▶ [Directions for this task]
From the top of the records below down to the line containing "(0,0) rectangle (678,477);", reproduce every line exactly.

═══

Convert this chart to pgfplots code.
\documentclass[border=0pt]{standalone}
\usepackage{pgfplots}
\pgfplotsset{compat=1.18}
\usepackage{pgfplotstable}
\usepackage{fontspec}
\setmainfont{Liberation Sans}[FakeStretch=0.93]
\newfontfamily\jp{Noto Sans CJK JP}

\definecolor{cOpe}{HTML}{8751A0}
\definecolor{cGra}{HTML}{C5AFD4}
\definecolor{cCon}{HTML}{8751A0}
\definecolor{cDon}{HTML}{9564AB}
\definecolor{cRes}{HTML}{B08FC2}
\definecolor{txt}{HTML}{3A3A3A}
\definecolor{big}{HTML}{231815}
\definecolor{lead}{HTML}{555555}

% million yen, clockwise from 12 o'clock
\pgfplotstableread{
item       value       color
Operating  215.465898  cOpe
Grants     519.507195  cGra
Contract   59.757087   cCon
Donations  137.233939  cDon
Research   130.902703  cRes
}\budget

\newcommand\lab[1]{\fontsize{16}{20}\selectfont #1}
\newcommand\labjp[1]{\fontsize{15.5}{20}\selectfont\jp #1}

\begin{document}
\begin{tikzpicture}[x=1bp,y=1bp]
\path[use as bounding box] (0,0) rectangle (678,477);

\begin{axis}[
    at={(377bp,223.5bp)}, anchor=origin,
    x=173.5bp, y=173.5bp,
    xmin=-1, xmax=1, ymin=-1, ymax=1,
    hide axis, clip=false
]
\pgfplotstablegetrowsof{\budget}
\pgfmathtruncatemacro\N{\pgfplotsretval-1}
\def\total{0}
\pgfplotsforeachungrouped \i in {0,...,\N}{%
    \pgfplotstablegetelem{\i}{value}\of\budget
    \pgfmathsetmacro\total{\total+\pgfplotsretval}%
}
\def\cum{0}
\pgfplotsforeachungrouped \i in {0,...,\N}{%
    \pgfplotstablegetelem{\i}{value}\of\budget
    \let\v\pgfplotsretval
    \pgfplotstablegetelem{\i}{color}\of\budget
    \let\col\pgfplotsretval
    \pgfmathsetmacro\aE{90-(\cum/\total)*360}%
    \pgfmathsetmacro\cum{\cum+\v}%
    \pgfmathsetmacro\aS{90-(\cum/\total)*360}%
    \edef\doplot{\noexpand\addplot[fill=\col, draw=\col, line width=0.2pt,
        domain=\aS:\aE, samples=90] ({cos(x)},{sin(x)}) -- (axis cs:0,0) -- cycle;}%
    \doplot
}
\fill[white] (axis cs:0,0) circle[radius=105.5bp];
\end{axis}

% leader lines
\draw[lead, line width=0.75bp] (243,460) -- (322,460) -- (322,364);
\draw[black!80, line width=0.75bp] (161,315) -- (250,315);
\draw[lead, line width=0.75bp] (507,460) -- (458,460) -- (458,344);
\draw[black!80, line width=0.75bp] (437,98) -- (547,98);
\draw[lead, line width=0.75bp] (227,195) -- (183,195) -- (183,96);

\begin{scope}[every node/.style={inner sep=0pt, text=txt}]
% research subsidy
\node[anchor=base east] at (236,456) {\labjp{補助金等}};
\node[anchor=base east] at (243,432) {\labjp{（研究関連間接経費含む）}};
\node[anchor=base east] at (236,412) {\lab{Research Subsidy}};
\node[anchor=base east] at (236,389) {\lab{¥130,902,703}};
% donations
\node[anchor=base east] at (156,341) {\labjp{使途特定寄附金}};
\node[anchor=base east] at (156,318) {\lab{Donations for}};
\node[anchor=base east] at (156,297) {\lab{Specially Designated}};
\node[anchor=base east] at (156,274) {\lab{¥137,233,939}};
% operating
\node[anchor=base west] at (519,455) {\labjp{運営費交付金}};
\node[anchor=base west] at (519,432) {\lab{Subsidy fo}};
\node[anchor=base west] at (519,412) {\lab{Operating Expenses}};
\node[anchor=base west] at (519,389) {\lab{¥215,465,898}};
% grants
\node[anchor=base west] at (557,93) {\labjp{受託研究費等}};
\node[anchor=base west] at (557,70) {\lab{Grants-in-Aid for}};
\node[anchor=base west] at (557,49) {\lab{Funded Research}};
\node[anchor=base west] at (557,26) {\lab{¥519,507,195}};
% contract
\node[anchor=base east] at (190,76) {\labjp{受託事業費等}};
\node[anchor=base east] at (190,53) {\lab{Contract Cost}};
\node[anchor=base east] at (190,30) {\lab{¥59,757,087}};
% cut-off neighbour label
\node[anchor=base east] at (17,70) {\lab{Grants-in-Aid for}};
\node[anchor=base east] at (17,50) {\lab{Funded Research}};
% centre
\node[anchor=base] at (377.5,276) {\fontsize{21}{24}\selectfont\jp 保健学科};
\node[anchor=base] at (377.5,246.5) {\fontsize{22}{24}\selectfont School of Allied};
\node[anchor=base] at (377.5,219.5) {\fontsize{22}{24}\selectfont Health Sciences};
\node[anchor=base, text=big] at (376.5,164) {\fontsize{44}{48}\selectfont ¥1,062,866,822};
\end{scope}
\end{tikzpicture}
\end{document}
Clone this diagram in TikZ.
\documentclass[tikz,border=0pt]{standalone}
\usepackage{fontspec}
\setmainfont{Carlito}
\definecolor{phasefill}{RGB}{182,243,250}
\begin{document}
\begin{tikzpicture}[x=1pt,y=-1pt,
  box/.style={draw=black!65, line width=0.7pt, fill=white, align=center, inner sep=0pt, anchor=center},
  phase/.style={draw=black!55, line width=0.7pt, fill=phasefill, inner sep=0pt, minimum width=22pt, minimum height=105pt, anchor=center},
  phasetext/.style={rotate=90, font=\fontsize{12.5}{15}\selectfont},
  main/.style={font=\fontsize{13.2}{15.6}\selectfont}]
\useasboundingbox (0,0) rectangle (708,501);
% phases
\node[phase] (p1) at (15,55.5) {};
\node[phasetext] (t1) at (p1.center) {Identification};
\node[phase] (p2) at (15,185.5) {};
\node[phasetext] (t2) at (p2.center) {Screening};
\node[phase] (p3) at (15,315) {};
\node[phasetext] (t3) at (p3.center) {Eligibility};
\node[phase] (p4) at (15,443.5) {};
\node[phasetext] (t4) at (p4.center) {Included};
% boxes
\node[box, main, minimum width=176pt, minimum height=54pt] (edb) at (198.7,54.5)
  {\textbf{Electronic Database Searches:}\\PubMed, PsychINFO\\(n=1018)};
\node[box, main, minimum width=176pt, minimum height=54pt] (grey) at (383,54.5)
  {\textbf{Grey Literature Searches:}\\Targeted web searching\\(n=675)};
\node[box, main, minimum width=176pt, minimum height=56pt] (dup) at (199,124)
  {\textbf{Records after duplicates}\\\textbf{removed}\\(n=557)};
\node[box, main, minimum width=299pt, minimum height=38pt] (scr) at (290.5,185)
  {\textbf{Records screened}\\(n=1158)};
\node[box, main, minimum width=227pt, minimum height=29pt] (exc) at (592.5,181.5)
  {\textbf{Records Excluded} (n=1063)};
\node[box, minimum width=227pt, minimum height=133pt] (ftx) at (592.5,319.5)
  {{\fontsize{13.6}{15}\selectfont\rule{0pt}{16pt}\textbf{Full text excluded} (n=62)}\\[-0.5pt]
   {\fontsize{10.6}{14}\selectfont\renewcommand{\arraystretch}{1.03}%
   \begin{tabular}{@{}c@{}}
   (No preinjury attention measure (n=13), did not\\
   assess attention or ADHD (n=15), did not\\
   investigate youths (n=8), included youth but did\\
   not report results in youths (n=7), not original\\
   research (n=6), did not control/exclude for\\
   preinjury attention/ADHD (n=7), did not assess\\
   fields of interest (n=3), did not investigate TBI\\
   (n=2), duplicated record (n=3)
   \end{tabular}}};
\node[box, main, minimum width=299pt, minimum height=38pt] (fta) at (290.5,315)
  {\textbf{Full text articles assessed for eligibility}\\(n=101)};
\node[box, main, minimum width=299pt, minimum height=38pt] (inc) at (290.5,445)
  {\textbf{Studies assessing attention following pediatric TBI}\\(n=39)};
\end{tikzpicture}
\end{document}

═══

▶ [Reply to the exercise]
Convert this chart to pgfplots code.
\documentclass[border=0pt]{standalone}
\usepackage{pgfplots}
\pgfplotsset{compat=1.18}
\usepackage{pgfplotstable}
\usepackage{fontspec}
\setmainfont{Liberation Sans}[FakeStretch=0.93]
\newfontfamily\jp{Noto Sans CJK JP}

\definecolor{cOpe}{HTML}{8751A0}
\definecolor{cGra}{HTML}{C5AFD4}
\definecolor{cCon}{HTML}{8751A0}
\definecolor{cDon}{HTML}{9564AB}
\definecolor{cRes}{HTML}{B08FC2}
\definecolor{txt}{HTML}{3A3A3A}
\definecolor{big}{HTML}{231815}
\definecolor{lead}{HTML}{555555}

% million yen, clockwise from 12 o'clock
\pgfplotstableread{
item       value       color
Operating  215.465898  cOpe
Grants     519.507195  cGra
Contract   59.757087   cCon
Donations  137.233939  cDon
Research   130.902703  cRes
}\budget

\newcommand\lab[1]{\fontsize{16}{20}\selectfont #1}
\newcommand\labjp[1]{\fontsize{15.5}{20}\selectfont\jp #1}

\begin{document}
\begin{tikzpicture}[x=1bp,y=1bp]
\path[use as bounding box] (0,0) rectangle (678,477);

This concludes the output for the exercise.